Robotics, 3D printing and automated fabrication are reshaping how buildings and infrastructure are designed, manufactured and delivered. While construction has traditionally been more reluctant than other sectors to adopt automation, labour and skills shortages, productivity pressures, safety concerns and the need to reduce carbon emissions are encouraging change.

Robotics in construction is most visible in controlled environments rather than on open building sites. Offsite manufacturing facilities can use robotic arms for tasks such as welding, cutting, drilling, assembly and finishing components. These systems can work with high precision and consistency, reducing material waste and improving quality. On site, mobile robots are being trialled for repetitive or hazardous activities including bricklaying, rebar tying, surveying, demolition and site monitoring, particularly where they can work alongside human operatives rather than replacing them entirely.

Automated fabrication sits at the intersection of digital design and physical construction. Building information modelling (BIM) plays a central role, providing the digital data that drives computer-controlled manufacturing processes, and automated fabrication is becoming established in sectors such as steelwork, timber construction and precast concrete, where CNC (Computer Numerical Control) machining, robotic cutting and automated assembly lines are increasingly common. The growth of modern methods of construction has further accelerated this trend, with volumetric and panelised systems relying heavily on factory-based automation to achieve speed, repeatability and quality control.

3D printing, (or additive manufacturing), is slowly emerging as a complementary technology rather than a wholesale replacement for conventional construction methods. Its use has focused on research, prototyping and small-scale applications, alongside a growing number of pilot projects. Concrete 3D printing has attracted particular attention, enabling the production of complex structural geometries that would be difficult or expensive to form using traditional techniques. Printed components can reduce formwork, optimise material use and allow for complex bespoke designs. 3D printing is also used for architectural features, façade components, moulds, fixtures and fittings, as well as for rapid prototyping during the design stage.

The adoption of these technologies is closely linked to wider industry challenges. Productivity has lagged behind other sectors for decades, and automation offers a route to more predictable outputs and reduced reliance on scarce skills. Health and safety is another driver, as robots and automated systems can take on tasks that expose workers to height, heavy lifting or hazardous environments. Environmental performance is also increasingly important, with digitally driven fabrication enabling more efficient use of materials, reduced waste and better alignment with whole life carbon objectives.

Despite their potential, robotics, 3D printing and automated fabrication face significant barriers to widespread adoption. High upfront costs, fragmented supply chains, inconsistent demand and conservative procurement practices can deter investment.

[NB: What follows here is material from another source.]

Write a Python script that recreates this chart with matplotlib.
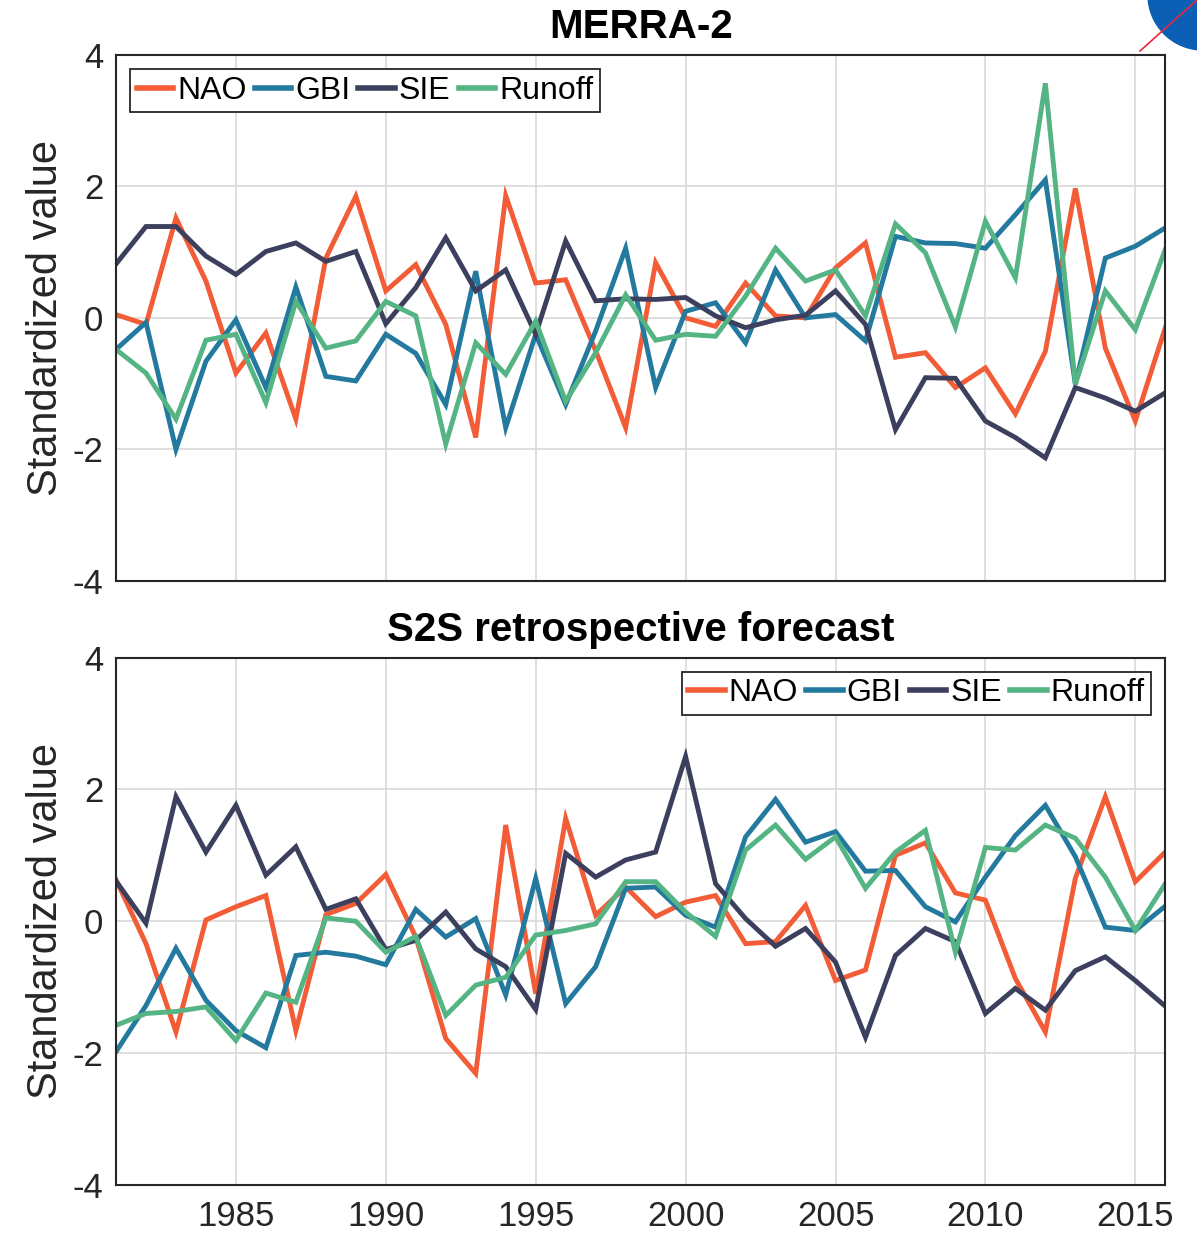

In addition, regulatory frameworks, standards and insurance models have not always kept pace with new construction methods. There is also a skills challenge, as the industry must develop capabilities in digital design, programming, systems integration and data management alongside traditional construction expertise.

Despite the challenges, as the UK construction industry responds to pressures around housing delivery, infrastructure investment and net zero targets, robotics, 3D printing and automated fabrication are expected to play a growing role in delivering buildings and infrastructure that are safer, more efficient and more adaptable to future needs.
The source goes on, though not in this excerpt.